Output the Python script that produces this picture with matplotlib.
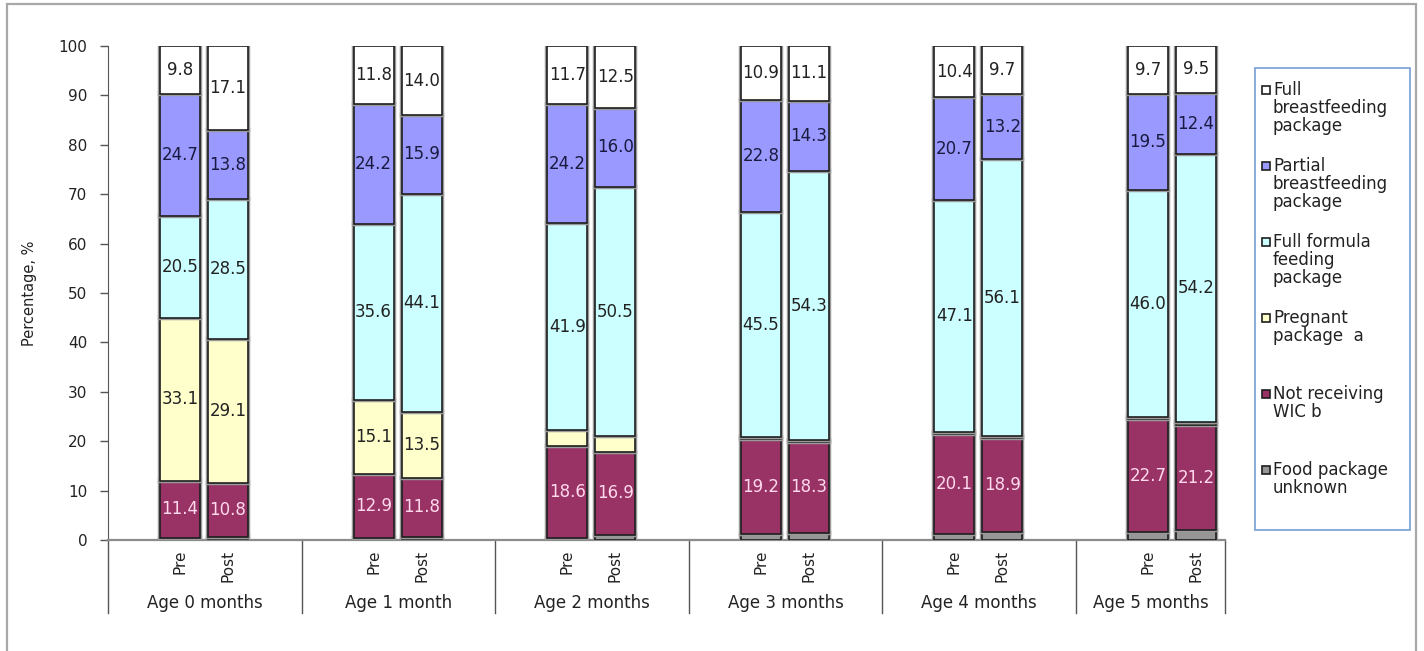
import numpy as np
import matplotlib
matplotlib.use('Agg')
import matplotlib.pyplot as plt
import matplotlib.patheffects as pe
from matplotlib.patches import Rectangle
import matplotlib.transforms as mtransforms

plt.rcParams['font.family'] = ['DejaVu Sans']

ages = ['Age 0 months', 'Age 1 month', 'Age 2 months',
        'Age 3 months', 'Age 4 months', 'Age 5 months']
periods = ['Pre', 'Post']

# values ordered Pre, Post for each age group (bottom -> top of stack)
food_unknown = [0.5, 0.7, 0.4, 0.7, 0.5, 1.0, 1.2, 1.5, 1.3, 1.7, 1.7, 2.0]
not_wic      = [11.4, 10.8, 12.9, 11.8, 18.6, 16.9, 19.2, 18.3, 20.1, 18.9, 22.7, 21.2]
pregnant     = [33.1, 29.1, 15.1, 13.5, 3.1, 3.1, 0.4, 0.5, 0.4, 0.4, 0.4, 0.7]
full_formula = [20.5, 28.5, 35.6, 44.1, 41.9, 50.5, 45.5, 54.3, 47.1, 56.1, 46.0, 54.2]
partial_bf   = [24.7, 13.8, 24.2, 15.9, 24.2, 16.0, 22.8, 14.3, 20.7, 13.2, 19.5, 12.4]
full_bf      = [9.8, 17.1, 11.8, 14.0, 11.7, 12.5, 10.9, 11.1, 10.4, 9.7, 9.7, 9.5]

series = [food_unknown, not_wic, pregnant, full_formula, partial_bf, full_bf]
names = ['Food package\nunknown', 'Not receiving\nWIC b', 'Pregnant\npackage  a',
         'Full formula\nfeeding\npackage', 'Partial\nbreastfeeding\npackage',
         'Full\nbreastfeeding\npackage']
colors = ['#969696', '#993366', '#FFFFCC', '#CCFFFF', '#9999FF', '#FFFFFF']
txt_colors = ['#222222', '#FFD9EC', '#222222', '#222222', '#1a1a40', '#222222']

W, H = 1424, 651
fig = plt.figure(figsize=(W / 100, H / 100), dpi=100)

# outer frame
fig.patches.append(Rectangle((7 / W, -0.05), (1416 - 7) / W, 1.05 - 4 / H,
                             transform=fig.transFigure, fill=False,
                             edgecolor='#A8A8A8', lw=1.6))

gw = 193.6  # px per group
x_left, x_right, y_bot, y_top = 108, 1225, 540, 46
ax = fig.add_axes([x_left / W, 1 - y_bot / H, (x_right - x_left) / W, (y_bot - y_top) / H])
xmax = (x_right - x_left) / gw
ax.set_xlim(0, xmax)
ax.set_ylim(0, 100)

offsets = [0.372, 0.62]
bw = 0.207
xs = np.array([g + offsets[p] for g in range(len(ages)) for p in range(2)])

bottom = np.zeros(len(xs))
for vals, col, tc in zip(series, colors, txt_colors):
    vals = np.array(vals)
    bars = ax.bar(xs, vals, bw, bottom=bottom, color=col, edgecolor='#1e1e1e',
                  lw=1.2, zorder=3)
    for b in bars:
        b.set_path_effects([pe.Stroke(linewidth=3.2, foreground='#9a9a9a'), pe.Normal()])
    for x, v, b0 in zip(xs, vals, bottom):
        if v >= 5:
            ax.text(x, b0 + v / 2, f'{v:.1f}', ha='center', va='center',
                    fontsize=12, color=tc, zorder=5)
    bottom += vals

# axes styling
for s in ['top', 'right']:
    ax.spines[s].set_visible(False)
ax.spines['left'].set_color('#555555')
ax.spines['bottom'].set_color('#8c8c8c')
ax.spines['bottom'].set_linewidth(1.6)
ax.set_yticks(np.arange(0, 101, 10))
ax.tick_params(axis='y', direction='out', length=6, width=1, color='#555555',
               labelsize=11, labelcolor='#222222', pad=9)
ax.set_xticks([])
ax.set_ylabel('Percentage, %', fontsize=10.5, color='#222222')
ax.yaxis.set_label_coords((37 - x_left) / (x_right - x_left), 0.5)

# category labels below the axis
trans = mtransforms.blended_transform_factory(ax.transData, ax.transAxes)
ph = y_bot - y_top
for g, age in enumerate(ages):
    for p, per in enumerate(periods):
        ax.text(g + offsets[p], -10 / ph, per, rotation=90, ha='center', va='top',
                fontsize=11, color='#222222', transform=trans)
    xc = (g + min(g + 1, xmax)) / 2
    ax.text(xc, -(603 - y_bot) / ph, age, ha='center', va='center',
            fontsize=12, color='#222222', transform=trans)
for sx in list(range(len(ages))) + [xmax]:
    ax.plot([sx, sx], [0, -(613 - y_bot) / ph], color='#555555', lw=1,
            transform=trans, clip_on=False)

# legend box
fig.patches.append(Rectangle((1255 / W, 1 - 530 / H), (1410 - 1255) / W, (530 - 68) / H,
                             transform=fig.transFigure, fill=False,
                             edgecolor='#7FA6D9', lw=1.3))
for i, (nm, col) in enumerate(zip(names[::-1], colors[::-1])):
    yc = 90 + i * 76
    fig.patches.append(Rectangle((1262 / W, 1 - (yc + 4) / H), 8 / W, 8 / H,
                                 transform=fig.transFigure, facecolor=col,
                                 edgecolor='#1e1e1e', lw=1.2))
    fig.text(1273 / W, 1 - (yc - 9) / H, nm, ha='left', va='top', fontsize=12,
             color='#222222', linespacing=1.0)

fig.savefig('out.png', dpi=100)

---------------

* Task objective
Print the data above verbatim from the first line through the line holding "xs = np.array([g", leaving every picture out.

* Output for this exercise
Output the Python script that produces this picture with matplotlib.
import numpy as np
import matplotlib
matplotlib.use('Agg')
import matplotlib.pyplot as plt
import matplotlib.patheffects as pe
from matplotlib.patches import Rectangle
import matplotlib.transforms as mtransforms

plt.rcParams['font.family'] = ['DejaVu Sans']

ages = ['Age 0 months', 'Age 1 month', 'Age 2 months',
        'Age 3 months', 'Age 4 months', 'Age 5 months']
periods = ['Pre', 'Post']

# values ordered Pre, Post for each age group (bottom -> top of stack)
food_unknown = [0.5, 0.7, 0.4, 0.7, 0.5, 1.0, 1.2, 1.5, 1.3, 1.7, 1.7, 2.0]
not_wic      = [11.4, 10.8, 12.9, 11.8, 18.6, 16.9, 19.2, 18.3, 20.1, 18.9, 22.7, 21.2]
pregnant     = [33.1, 29.1, 15.1, 13.5, 3.1, 3.1, 0.4, 0.5, 0.4, 0.4, 0.4, 0.7]
full_formula = [20.5, 28.5, 35.6, 44.1, 41.9, 50.5, 45.5, 54.3, 47.1, 56.1, 46.0, 54.2]
partial_bf   = [24.7, 13.8, 24.2, 15.9, 24.2, 16.0, 22.8, 14.3, 20.7, 13.2, 19.5, 12.4]
full_bf      = [9.8, 17.1, 11.8, 14.0, 11.7, 12.5, 10.9, 11.1, 10.4, 9.7, 9.7, 9.5]

series = [food_unknown, not_wic, pregnant, full_formula, partial_bf, full_bf]
names = ['Food package\nunknown', 'Not receiving\nWIC b', 'Pregnant\npackage  a',
         'Full formula\nfeeding\npackage', 'Partial\nbreastfeeding\npackage',
         'Full\nbreastfeeding\npackage']
colors = ['#969696', '#993366', '#FFFFCC', '#CCFFFF', '#9999FF', '#FFFFFF']
txt_colors = ['#222222', '#FFD9EC', '#222222', '#222222', '#1a1a40', '#222222']

W, H = 1424, 651
fig = plt.figure(figsize=(W / 100, H / 100), dpi=100)

# outer frame
fig.patches.append(Rectangle((7 / W, -0.05), (1416 - 7) / W, 1.05 - 4 / H,
                             transform=fig.transFigure, fill=False,
                             edgecolor='#A8A8A8', lw=1.6))

gw = 193.6  # px per group
x_left, x_right, y_bot, y_top = 108, 1225, 540, 46
ax = fig.add_axes([x_left / W, 1 - y_bot / H, (x_right - x_left) / W, (y_bot - y_top) / H])
xmax = (x_right - x_left) / gw
ax.set_xlim(0, xmax)
ax.set_ylim(0, 100)

offsets = [0.372, 0.62]
bw = 0.207
xs = np.array([g + offsets[p] for g in range(len(ages)) for p in range(2)])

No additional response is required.